The on-court issues that are plaguing this team right now are the same ones that have existed throughout Miles’ tenure, mainly shot-making and shot creation/selection. Nebraska can’t find a way to consistently generate great looks, and recently they haven’t been converting the tougher looks they often settle for. The Huskers simply don’t get the ball to go through the rim at a high enough level to compete with the conference’s best, and when the defense doesn’t show up, we see blowouts like in the Michigan and Penn State games.

This was supposed to be Miles’ best season in Lincoln, and in game 29, he had to resort to a benching to try to get a point across to three of his best players including his preseason all-conference pick.

Blame the players all you want — and their effort was not acceptable against the Wolverines — but Miles and his staff are the ones who brought those players in and developed them, and Miles is the one charged with getting them ready to play each game. Whether he picked the wrong players, he failed to develop them or he’s failing to connect with them now, Thursday’s failure reflects back on Miles.

So yes, Dan Dakich, there is a coaching problem.

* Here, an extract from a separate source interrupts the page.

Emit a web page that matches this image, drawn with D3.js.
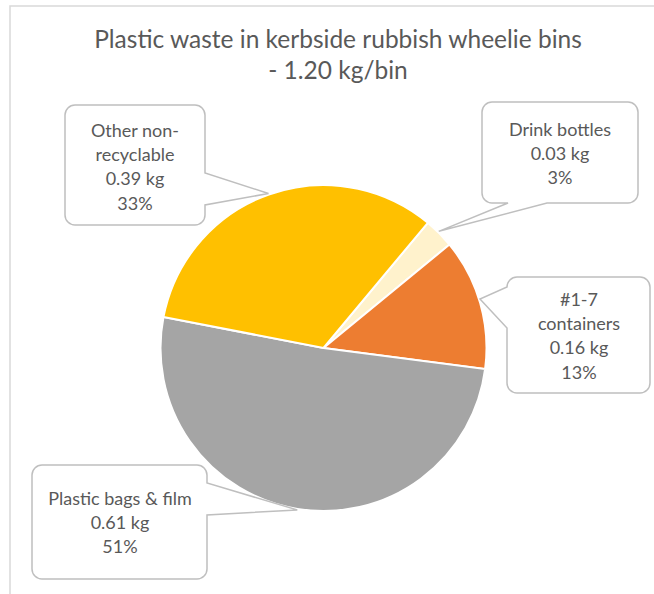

Tim Miles has not been able to build a program that can maintain success, and that was Bill Moos’ directive for him heading into this season: prove your program is more than just a couple flashes in the pan. With two more ranked teams on the schedule to close out the regular season, a sub-.500 season is well within the range of outcomes for this year and I struggle to see how that would sit well with Moos.